Somehow, it’s even worse than that. Instead of doing something sensible, or even doing something nonsensical but internally consistent, Congress pretended to turn against the idea of stimulus and against the idea of deficits and then — and this is the part that really ticks me off — passed $850 billion of ineffective stimulus in the form of deficit-financed tax cuts. And it was only $850 billion because the two parties couldn’t decide between the president’s $3.2 trillion in deficit-financed cuts and the GOP’s $4 trillion in deficit-financed tax cuts.
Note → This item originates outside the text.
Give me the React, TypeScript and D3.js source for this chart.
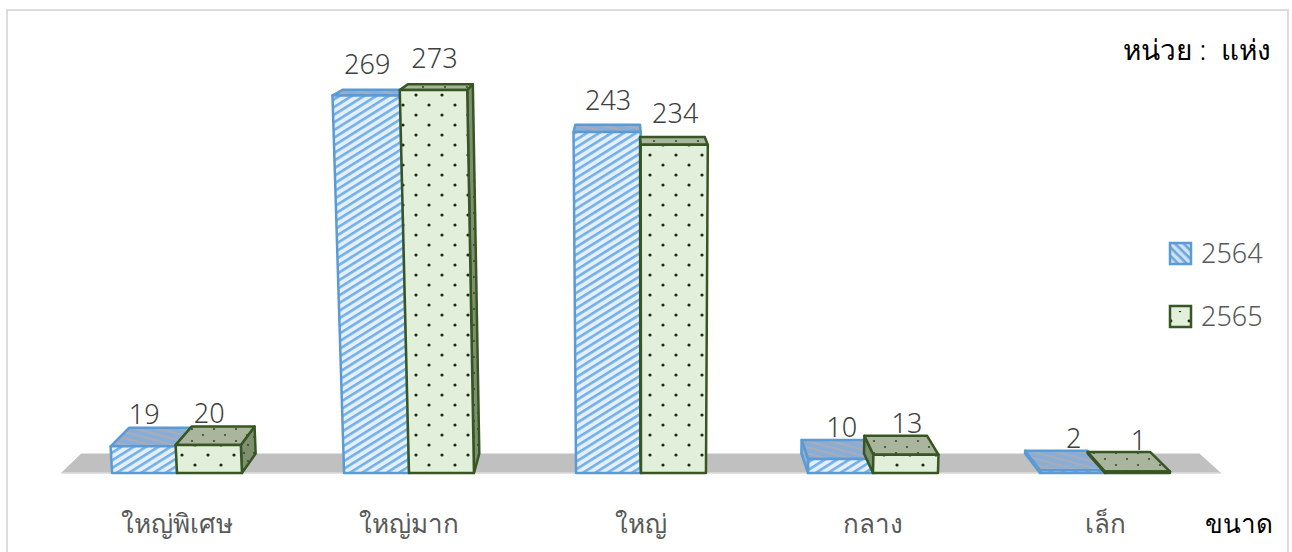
// App.tsx
import React from 'react';
import * as d3 from 'd3';

const categories = ['ใหญ่พิเศษ', 'ใหญ่มาก', 'ใหญ่', 'กลาง', 'เล็ก'];
const seriesNames = ['2564', '2565'];
const values2564 = [19, 269, 243, 10, 2];
const values2565 = [20, 273, 234, 13, 1];
const seriesValues = [values2564, values2565];

const width = 1292;
const height = 552;
const baseY = 473;
const font = '"Noto Sans", "Open Sans", sans-serif';

const x = d3.scaleBand<string>()
  .domain(categories)
  .range([61, 1221])
  .paddingInner(0.44)
  .paddingOuter(0.22);

const xSub = d3.scaleBand<string>()
  .domain(seriesNames)
  .range([0, x.bandwidth()]);

const y = d3.scaleLinear().domain([0, 273]).range([baseY, 90]);

// 3D projection: bars lean away from the middle as they rise, depth runs to a vanishing point
const spreadCx = 650;
const spreadK = 0.0001;
const vx = 623;
const vy = -70;
const depth = 0.036;

const project = (px: number, value: number, z: number): [number, number] => {
  const py = y(value);
  const sx = spreadCx + (px - spreadCx) * (1 + spreadK * (baseY - py));
  return [sx + (vx - sx) * depth * z, py + (vy - py) * depth * z];
};

const poly = (pts: [number, number][]) => d3.line()(pts)! + 'Z';

const blue = { stroke: '#5b9bd5', front: 'url(#stripeFront)', top: 'url(#stripeTop)', side: 'url(#stripeTop)', key: 'url(#stripeKey)' };
const green = { stroke: '#375623', front: 'url(#dotFront)', top: 'url(#dotTop)', side: 'url(#dotSide)', key: 'url(#dotKey)' };
const looks = [blue, green];

const Bar: React.FC<{ cat: string; s: number; value: number }> = ({ cat, s, value }) => {
  const x0 = x(cat)! + xSub(seriesNames[s])!;
  const x1 = x0 + xSub.bandwidth();
  const look = looks[s];
  const fl = project(x0, value, 0);
  const fr = project(x1, value, 0);
  const bl = project(x0, value, 1);
  const br = project(x1, value, 1);
  const b0 = project(x0, 0, 0);
  const b1 = project(x1, 0, 0);
  const bb0 = project(x0, 0, 1);
  const bb1 = project(x1, 0, 1);
  // which side shows depends on where the bar sits against the vanishing point
  const side = x1 < vx
    ? poly([fr, br, bb1, b1])
    : x0 > vx ? poly([fl, bl, bb0, b0]) : null;
  const common = { stroke: look.stroke, strokeWidth: 2.5, strokeLinejoin: 'round' as const };
  return (
    <g>
      {side && <path d={side} fill={look.side} {...common} />}
      <path d={poly([fl, fr, br, bl])} fill={look.top} {...common} />
      <path d={poly([fl, fr, b1, b0])} fill={look.front} {...common} />
    </g>
  );
};

const App: React.FC = () => {
  const [floorL, floorR] = x.range();
  const floor = poly([
    project(floorL, 0, 0),
    project(floorR, 0, 0),
    project(floorR, 0, 1),
    project(floorL, 0, 1),
  ]);

  return (
    <svg width={width} height={height} style={{ position: 'absolute', left: 0, top: 0 }} fontFamily={font}>
      <defs>
        <pattern id="stripeFront" patternUnits="userSpaceOnUse" width="6.5" height="6.5" patternTransform="rotate(-32)">
          <rect width="6.5" height="6.5" fill="#e3effa" />
          <rect width="6.5" height="2.6" fill="#74b0e8" />
        </pattern>
        <pattern id="stripeTop" patternUnits="userSpaceOnUse" width="6" height="6" patternTransform="rotate(15)">
          <rect width="6" height="6" fill="#86aed8" />
          <rect width="6" height="2.2" fill="#a9acb6" />
        </pattern>
        <pattern id="stripeKey" patternUnits="userSpaceOnUse" width="6" height="6" patternTransform="rotate(45)">
          <rect width="6" height="6" fill="#cfe2f5" />
          <rect width="6" height="2.6" fill="#6ea6dc" />
        </pattern>
        <pattern id="dotFront" patternUnits="userSpaceOnUse" width="26" height="20">
          <rect width="26" height="20" fill="#e2efda" />
          <circle cx="13" cy="5" r="1.6" fill="#1c2a12" />
          <circle cx="0" cy="15" r="1.6" fill="#1c2a12" />
          <circle cx="26" cy="15" r="1.6" fill="#1c2a12" />
        </pattern>
        <pattern id="dotTop" patternUnits="userSpaceOnUse" width="22" height="12">
          <rect width="22" height="12" fill="#a9b59c" />
          <circle cx="5" cy="3" r="1.1" fill="#3a4a2e" />
          <circle cx="16" cy="9" r="1.1" fill="#3a4a2e" />
        </pattern>
        <pattern id="dotSide" patternUnits="userSpaceOnUse" width="10" height="16">
          <rect width="10" height="16" fill="#7f9070" />
          <circle cx="4" cy="5" r="0.9" fill="#2d3b22" />
          <circle cx="8" cy="13" r="0.9" fill="#2d3b22" />
        </pattern>
        <pattern id="dotKey" patternUnits="userSpaceOnUse" width="18" height="20" patternTransform="translate(1171 311)">
          <rect width="18" height="20" fill="#e2efda" />
          <circle cx="9" cy="0" r="1.2" fill="#1c2a12" />
          <circle cx="0" cy="10" r="1.4" fill="#1c2a12" />
          <circle cx="18" cy="10" r="1.4" fill="#1c2a12" />
        </pattern>
      </defs>

      <rect x={0} y={0} width={width} height={height} fill="#ffffff" />
      <rect x={7} y={10} width={1281} height={560} fill="none" stroke="#dcdcdc" strokeWidth={2} />

      <path d={floor} fill="#c0c0c0" />
      <line
        x1={project(floorL, 0, 0)[0]}
        x2={project(floorR, 0, 0)[0]}
        y1={baseY}
        y2={baseY}
        stroke="#dadada"
        strokeWidth={1.5}
      />

      {categories.map((cat, i) => (
        <g key={cat}>
          {seriesNames.map((name, s) => (
            <Bar key={name} cat={cat} s={s} value={seriesValues[s][i]} />
          ))}
        </g>
      ))}

      {categories.map((cat, i) => seriesNames.map((name, s) => {
        const v = seriesValues[s][i];
        const cx = x(cat)! + xSub(name)! + xSub.bandwidth() / 2;
        const [lx, ly] = project(cx, v, 0);
        return (
          <text key={cat + name} x={lx + 1} y={ly - 22} textAnchor="middle" fontSize={27} fontWeight={300} fill="#404040">
            {v}
          </text>
        );
      }))}

      {categories.map(cat => (
        <text key={cat} x={x(cat)! + x.bandwidth() / 2} y={533} textAnchor="middle" fontSize={26} fontWeight={300} fill="#595959">
          {cat}
        </text>
      ))}

      {seriesNames.map((name, s) => {
        const ly = d3.scalePoint<string>().domain(seriesNames).range([253, 316])(name)!;
        return (
          <g key={name}>
            <rect x={1170} y={ly - 10} width={21} height={21} fill={looks[s].key} stroke={looks[s].stroke} strokeWidth={2.5} />
            <text x={1201} y={ly + 10} fontSize={27} fontWeight={300} fill="#595959">{name}</text>
          </g>
        );
      })}

      <text x={1271} y={60} textAnchor="end" fontSize={28} fontWeight={300} fill="#000000" xmlSpace="preserve">หน่วย :  แห่ง</text>
      <text x={1273} y={533} textAnchor="end" fontSize={26} fontWeight={400} fill="#000000">ขนาด</text>
    </svg>
  );
};

export default App;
So they passed two years of the Bush tax cuts and then some, and we all know that they’re going to pass trillions more in 2012. The total price tag of this will be incredible, none of it will be paid for, and it’s money we could’ve used to stimulate the economy when that stimulus was needed. And then you all have the audacity to whine about the deficit. It’s sickening.
So, in conclusion, the economy is terrible, we should be doing more, and Congress should be doing much more, but instead we’re going to pretend the economy isn’t that bad, I’m going to pull back so you guys don’t jail me and everyone who works for me, and Congress is going to do the exact opposite of what economic theory and evidence would suggest and cut spending immediately while passing deficit-financed tax cuts for later. Oh, and I haven’t even mentioned the debt ceiling, because if I start cursing and crying, the markets will really freak out.
With that, I’ll be glad to take your questions.”